▶ **To do**
Print the lines from the one that contains "Convert this chart to matplotlib code." to the one that contains "import numpy as np", inclusive, exactly as they appear, and please drop any pictures.

───── Task input ─────

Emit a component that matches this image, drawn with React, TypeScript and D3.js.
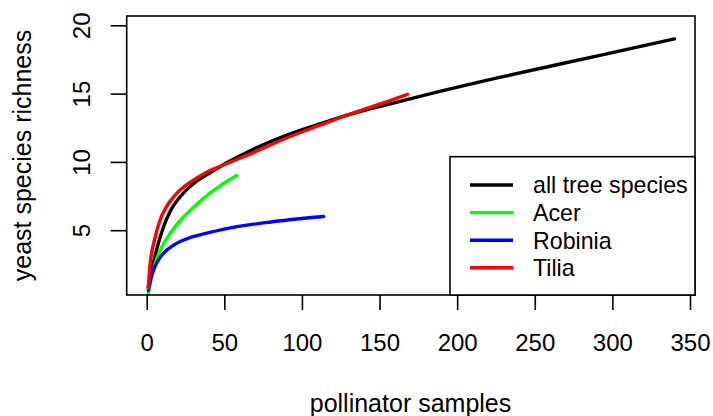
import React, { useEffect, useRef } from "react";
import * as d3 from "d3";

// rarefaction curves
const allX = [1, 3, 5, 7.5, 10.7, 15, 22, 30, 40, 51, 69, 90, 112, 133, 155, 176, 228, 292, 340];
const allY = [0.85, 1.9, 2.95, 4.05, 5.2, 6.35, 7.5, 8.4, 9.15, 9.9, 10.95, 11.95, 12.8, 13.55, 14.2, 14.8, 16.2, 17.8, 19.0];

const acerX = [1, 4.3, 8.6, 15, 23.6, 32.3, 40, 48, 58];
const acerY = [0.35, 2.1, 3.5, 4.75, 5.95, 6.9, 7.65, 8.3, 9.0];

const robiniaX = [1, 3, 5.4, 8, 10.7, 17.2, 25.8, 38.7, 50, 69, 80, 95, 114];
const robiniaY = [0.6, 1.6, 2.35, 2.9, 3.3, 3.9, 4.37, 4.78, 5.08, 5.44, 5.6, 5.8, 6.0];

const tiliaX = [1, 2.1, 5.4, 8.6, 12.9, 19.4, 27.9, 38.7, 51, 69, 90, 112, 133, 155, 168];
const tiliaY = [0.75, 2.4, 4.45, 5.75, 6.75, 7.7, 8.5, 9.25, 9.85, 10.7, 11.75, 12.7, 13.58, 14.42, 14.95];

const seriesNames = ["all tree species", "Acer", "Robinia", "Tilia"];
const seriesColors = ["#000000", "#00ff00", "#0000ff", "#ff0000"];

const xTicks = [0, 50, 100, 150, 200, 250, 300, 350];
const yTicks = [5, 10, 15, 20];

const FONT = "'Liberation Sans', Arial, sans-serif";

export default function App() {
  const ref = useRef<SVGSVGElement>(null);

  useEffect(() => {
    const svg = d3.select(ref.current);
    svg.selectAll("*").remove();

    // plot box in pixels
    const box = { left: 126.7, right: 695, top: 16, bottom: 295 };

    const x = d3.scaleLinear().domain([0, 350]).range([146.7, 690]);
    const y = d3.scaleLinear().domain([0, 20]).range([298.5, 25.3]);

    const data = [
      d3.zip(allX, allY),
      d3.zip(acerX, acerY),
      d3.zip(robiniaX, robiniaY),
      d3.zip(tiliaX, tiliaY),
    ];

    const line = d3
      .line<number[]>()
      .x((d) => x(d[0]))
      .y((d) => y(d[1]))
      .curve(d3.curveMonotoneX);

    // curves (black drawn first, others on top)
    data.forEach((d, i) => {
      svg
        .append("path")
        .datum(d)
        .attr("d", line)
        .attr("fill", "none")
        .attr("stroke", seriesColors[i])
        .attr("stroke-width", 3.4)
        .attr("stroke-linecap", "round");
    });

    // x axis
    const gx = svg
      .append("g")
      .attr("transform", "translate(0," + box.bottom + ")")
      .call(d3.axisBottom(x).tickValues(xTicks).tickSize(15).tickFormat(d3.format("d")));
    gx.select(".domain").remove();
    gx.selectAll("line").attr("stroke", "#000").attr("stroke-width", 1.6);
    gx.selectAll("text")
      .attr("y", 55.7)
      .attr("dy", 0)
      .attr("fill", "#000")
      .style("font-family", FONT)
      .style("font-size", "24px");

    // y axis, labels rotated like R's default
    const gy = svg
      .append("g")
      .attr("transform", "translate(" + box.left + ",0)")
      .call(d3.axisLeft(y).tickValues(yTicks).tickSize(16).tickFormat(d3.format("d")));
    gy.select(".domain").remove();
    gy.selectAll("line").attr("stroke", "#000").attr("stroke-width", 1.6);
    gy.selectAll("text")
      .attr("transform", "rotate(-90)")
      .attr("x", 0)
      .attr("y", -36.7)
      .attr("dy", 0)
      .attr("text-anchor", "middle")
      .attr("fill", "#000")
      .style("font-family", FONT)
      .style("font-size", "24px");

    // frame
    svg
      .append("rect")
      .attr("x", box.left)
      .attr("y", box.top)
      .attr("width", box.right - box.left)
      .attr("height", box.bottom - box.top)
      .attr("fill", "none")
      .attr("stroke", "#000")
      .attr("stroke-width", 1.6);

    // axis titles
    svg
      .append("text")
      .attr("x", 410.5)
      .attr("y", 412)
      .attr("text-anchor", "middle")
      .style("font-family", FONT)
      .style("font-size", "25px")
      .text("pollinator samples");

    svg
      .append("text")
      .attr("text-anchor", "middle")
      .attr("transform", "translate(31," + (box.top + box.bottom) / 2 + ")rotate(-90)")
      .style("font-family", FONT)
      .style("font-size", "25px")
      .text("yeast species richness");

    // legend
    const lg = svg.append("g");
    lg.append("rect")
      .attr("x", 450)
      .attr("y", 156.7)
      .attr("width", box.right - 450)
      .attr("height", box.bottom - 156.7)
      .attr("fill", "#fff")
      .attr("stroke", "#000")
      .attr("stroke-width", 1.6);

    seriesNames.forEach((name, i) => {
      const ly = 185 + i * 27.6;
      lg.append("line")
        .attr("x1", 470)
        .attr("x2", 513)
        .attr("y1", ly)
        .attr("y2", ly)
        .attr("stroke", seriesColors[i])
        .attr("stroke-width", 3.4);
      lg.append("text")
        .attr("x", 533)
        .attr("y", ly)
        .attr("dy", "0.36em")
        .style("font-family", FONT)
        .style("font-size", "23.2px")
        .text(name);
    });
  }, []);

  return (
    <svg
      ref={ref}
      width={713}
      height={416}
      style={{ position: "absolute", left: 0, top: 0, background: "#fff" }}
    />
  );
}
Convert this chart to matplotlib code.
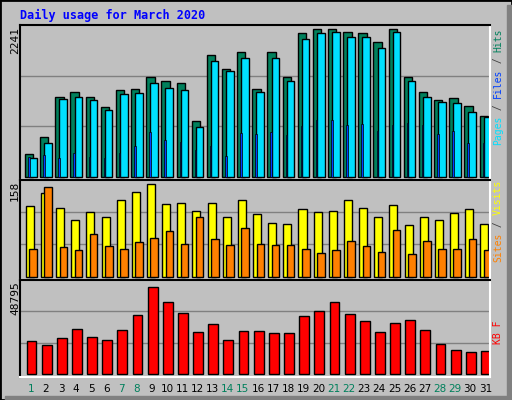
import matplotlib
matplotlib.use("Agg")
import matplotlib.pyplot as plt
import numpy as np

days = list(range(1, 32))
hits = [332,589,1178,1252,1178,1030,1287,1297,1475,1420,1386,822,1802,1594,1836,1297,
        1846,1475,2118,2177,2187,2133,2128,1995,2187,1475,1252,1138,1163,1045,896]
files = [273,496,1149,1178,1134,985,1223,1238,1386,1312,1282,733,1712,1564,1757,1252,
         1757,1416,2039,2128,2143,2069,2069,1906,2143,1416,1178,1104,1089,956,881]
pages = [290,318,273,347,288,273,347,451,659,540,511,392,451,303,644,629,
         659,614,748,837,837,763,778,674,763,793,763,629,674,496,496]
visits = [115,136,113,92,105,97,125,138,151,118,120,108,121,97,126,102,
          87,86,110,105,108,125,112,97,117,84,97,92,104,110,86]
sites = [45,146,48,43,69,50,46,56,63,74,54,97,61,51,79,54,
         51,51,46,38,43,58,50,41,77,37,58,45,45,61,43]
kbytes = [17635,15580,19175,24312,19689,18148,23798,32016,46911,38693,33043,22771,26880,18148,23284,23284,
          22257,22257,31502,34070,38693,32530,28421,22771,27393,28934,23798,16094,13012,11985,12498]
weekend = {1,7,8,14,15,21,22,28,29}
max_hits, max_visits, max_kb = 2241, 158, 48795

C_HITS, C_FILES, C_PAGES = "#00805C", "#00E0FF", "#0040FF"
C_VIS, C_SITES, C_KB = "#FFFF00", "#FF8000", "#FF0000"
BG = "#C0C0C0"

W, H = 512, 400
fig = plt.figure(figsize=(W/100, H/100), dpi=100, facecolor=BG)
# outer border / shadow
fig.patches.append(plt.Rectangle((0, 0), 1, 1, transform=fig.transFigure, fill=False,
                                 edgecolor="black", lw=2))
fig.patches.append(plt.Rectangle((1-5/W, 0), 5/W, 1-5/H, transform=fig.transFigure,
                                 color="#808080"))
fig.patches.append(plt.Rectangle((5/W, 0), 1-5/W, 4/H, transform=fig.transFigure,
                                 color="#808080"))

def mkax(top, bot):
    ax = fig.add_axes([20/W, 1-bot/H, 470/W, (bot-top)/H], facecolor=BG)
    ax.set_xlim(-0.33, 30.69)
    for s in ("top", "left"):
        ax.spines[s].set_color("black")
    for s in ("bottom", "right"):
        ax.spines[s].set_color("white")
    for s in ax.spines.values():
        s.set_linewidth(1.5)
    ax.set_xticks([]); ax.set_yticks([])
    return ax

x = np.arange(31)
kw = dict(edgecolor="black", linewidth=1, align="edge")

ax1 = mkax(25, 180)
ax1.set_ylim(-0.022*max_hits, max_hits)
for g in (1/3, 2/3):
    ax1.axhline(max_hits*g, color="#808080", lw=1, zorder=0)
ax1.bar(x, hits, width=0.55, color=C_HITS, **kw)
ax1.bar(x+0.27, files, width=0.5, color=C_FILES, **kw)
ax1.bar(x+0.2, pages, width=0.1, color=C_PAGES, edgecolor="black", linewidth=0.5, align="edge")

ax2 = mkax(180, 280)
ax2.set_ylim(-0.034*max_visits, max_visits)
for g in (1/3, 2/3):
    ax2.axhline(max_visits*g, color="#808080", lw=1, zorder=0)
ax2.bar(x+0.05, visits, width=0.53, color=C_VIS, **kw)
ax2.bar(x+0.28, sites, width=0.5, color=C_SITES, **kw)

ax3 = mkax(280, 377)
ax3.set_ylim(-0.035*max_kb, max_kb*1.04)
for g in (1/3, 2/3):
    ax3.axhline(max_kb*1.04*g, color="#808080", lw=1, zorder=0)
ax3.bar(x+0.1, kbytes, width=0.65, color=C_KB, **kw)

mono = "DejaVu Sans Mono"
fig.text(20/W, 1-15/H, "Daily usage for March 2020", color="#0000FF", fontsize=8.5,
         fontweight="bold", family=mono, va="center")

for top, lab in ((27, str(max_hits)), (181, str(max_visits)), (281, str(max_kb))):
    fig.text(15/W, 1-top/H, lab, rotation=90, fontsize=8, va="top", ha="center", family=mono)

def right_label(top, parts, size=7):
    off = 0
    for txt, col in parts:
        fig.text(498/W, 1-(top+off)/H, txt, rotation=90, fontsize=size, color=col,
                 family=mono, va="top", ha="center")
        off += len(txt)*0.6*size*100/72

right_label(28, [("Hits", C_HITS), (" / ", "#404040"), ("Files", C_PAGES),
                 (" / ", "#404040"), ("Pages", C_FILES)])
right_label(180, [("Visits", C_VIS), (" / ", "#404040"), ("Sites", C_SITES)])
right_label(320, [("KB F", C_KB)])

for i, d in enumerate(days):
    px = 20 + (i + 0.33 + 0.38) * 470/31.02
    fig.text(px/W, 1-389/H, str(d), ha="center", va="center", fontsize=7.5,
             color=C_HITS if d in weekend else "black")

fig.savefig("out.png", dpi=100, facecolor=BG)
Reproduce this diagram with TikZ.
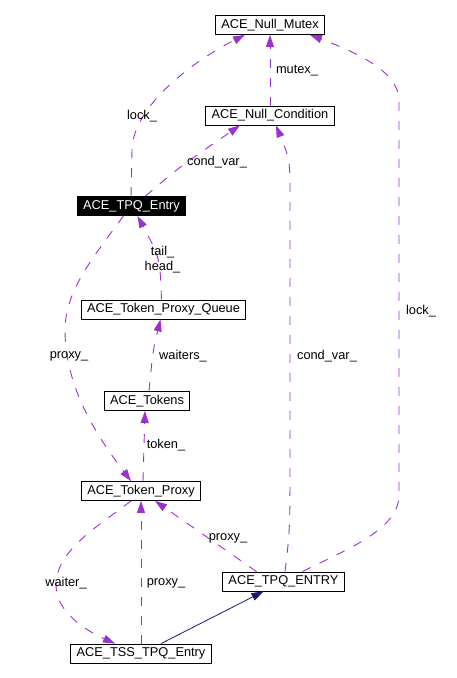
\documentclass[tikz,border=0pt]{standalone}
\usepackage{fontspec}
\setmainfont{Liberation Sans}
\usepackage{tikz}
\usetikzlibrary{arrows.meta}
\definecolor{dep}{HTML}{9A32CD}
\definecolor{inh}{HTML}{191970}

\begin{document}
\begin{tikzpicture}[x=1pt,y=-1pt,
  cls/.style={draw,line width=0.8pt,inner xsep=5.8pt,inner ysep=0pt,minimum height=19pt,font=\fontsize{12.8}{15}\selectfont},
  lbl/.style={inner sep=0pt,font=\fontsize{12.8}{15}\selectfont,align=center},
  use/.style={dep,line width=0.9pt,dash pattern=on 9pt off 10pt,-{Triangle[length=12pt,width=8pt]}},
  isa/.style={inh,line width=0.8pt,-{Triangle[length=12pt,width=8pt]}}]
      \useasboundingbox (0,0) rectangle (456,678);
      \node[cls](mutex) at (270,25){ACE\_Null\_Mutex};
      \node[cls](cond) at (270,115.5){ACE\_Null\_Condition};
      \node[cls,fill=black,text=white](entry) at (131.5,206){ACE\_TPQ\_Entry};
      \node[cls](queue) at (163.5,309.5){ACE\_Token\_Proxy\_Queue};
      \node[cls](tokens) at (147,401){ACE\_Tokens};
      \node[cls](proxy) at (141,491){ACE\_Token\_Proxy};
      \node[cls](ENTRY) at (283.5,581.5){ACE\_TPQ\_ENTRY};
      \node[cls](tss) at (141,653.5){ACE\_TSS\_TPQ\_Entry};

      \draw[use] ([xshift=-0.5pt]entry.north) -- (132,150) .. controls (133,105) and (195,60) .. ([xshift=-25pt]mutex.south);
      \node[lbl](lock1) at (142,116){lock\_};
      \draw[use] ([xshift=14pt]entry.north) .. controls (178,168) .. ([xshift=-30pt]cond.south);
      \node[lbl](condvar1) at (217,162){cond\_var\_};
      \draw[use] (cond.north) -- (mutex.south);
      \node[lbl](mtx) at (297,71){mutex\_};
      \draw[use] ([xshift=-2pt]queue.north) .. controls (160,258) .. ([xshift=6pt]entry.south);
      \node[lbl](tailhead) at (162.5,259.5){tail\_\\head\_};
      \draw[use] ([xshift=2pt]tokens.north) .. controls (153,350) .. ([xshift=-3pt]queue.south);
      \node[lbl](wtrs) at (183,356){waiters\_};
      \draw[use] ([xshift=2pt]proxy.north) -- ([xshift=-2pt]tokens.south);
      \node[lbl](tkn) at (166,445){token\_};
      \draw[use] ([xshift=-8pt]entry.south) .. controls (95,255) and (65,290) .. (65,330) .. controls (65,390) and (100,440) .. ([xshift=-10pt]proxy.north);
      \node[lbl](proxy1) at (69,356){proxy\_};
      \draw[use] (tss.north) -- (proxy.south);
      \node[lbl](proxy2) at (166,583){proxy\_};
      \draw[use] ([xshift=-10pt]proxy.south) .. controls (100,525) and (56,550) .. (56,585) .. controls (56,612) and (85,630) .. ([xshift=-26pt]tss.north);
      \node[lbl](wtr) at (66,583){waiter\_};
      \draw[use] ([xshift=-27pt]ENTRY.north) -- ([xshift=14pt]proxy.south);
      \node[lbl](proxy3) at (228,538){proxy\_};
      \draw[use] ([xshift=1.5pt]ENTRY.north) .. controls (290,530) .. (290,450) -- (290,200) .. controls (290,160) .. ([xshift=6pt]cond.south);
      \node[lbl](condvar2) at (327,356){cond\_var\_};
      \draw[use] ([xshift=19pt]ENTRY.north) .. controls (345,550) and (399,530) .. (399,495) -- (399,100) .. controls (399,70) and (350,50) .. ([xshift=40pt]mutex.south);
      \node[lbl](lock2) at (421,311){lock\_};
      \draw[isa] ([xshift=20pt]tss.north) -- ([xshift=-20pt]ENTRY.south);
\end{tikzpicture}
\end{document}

─────

▶ **Completed task**
Convert this chart to matplotlib code.
import matplotlib
matplotlib.use("Agg")
import matplotlib.pyplot as plt
import numpy as np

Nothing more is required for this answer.